Nuestro cielo

Por Jorge Sosa - Especial para Los Andes

Nuestra provincia tiene muchas bellezas a flor de piel, quiero decir territorio arriba. Nombremos algunas: la Cordillera toda, con el Aconcagua incluido; la Laguna del Diamante, La Payunia enterita, el Cañón del Atuel,  por citar unos pocos. También tiene obras que hizo el hombre que nos llenan la vista de bondades: Agua del Toro, Valle Grande, Los Reyunos, por meternos con los embalses, pero también ciudades, como nuestra Capital donde pueden encontrar sustento nuestras mejores miradas.

Más, hay otro lugar, otro espacio, el más grande de todos, que encierra maravillas para empaparse entero de universo. Les cuento una anécdota: hace varios años atrás íbamos a actuar con Pocho, en pleno invierno, a la hostería de Puente del Inca, para los visitantes de la nieve que por esos lugares residían. El nuestro era un grupo de cinco: Pocho, yo y tres músicos. Partíamos de tarde y volvíamos a las dos de la mañana, aproximadamente.

Nos pasaba a buscar una Combi conducida por un gordo, ampulosamente gordo, que era el blanco de numerosas cargadas tanto de ida como de vuelta. Sin embargo, él no contestaba, él sonreía y se bancaba los ataques palabreros.

Una noche, de regreso a la ciudad, antes de llegar a Uspallata, las cargadas hacia el conductor adiposo arreciaron como una granizada de grueso calibre. De pronto, orilló la Combi junto al camino, detuvo la marcha, apagó las luces y dijo: “Todo el mundo abajo”. Pensé: “Se calentó el amigo” y sentí una especie de alivio porque ya tenía incorporado que el gordo no iba a contestar jamás las chanzas del grupo.

Hubo un silencio sólido invadiéndonos mientras bajábamos del vehículo. Volví a pensar: “Este es capaz de dejarnos a pata acá, en plena cordillera”. Pero al gordo querido lo guiaban otros propósitos. Cuando todos habíamos bajado y esperábamos al menos un insulto que equilibrara las cosas, el gordo querido, señaló hacia el cielo y simplemente dijo: “Miren”.

Entonces me di cuenta que yo no sabía nada del cielo de la noche. Ahí estaba el universo en plenitud, eran decenas de miles las estrellas que veíamos en ese cielo sin luna. Apabullante, conmovedor, aplastante, nunca imaginé que se pudiera ver así, en estado de estallido, lo que nos cubre por arriba. Nos quedamos varios minutos extasiados y si subimos otra vez a la Combi es porque el frío acosaba, sino, creo, todavía estaríamos allí. El gordo seguía con su sonrisa de siempre, nunca más justificada.

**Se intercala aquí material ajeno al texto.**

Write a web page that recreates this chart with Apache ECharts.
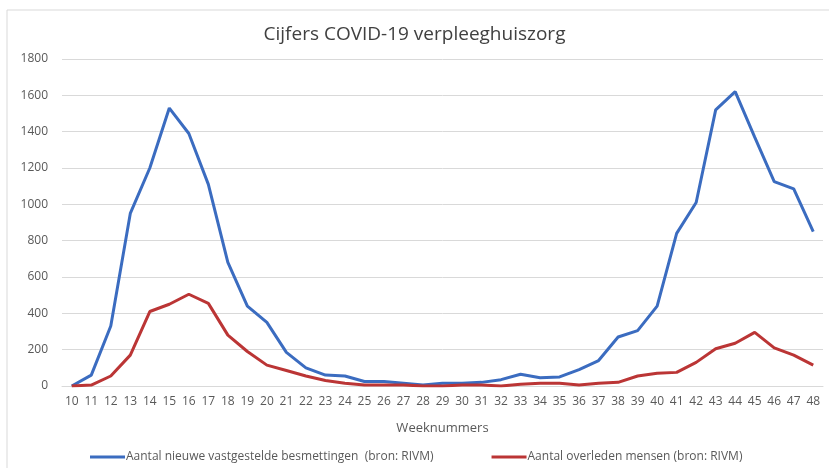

Fue tan impactante el espectáculo que nunca más volvimos a cargarlo al noble conductor, él nos había pagado con una belleza exquisita, única, nuestras menudas chanzas de viajeros.

Después me enteré, me dijeron, me informé de que el cielo de Mendoza, de toda esta latitud de América es uno de los más diáfanos del mundo, que por eso hay observatorios por todos lados: el Pierre Auger, el de Pampa de Leoncito en San Juan y el del Cerro Tololo en Chile.

Claro, en las ciudades, su propia luz impide que confrontemos con la noche y aunque estuvieran enteramente a oscuras miramos tan poco hacia arriba, que tal vez no nos daríamos cuenta.

Deberían existir excursiones turísticas nocturnas para que propios y visitantes vayan a contemplar el cielo de Uspallata sin luna. Es un espectáculo fascinante que bien merecer ser visto, al menos una vez. De hacerlo muchos descubrirían que no todo consiste en cemento, baldosas y asfalto.

Es la gran oportunidad de observar lo inconmensurable. No debemos olvidarnos que allá arriba están todas las respuestas.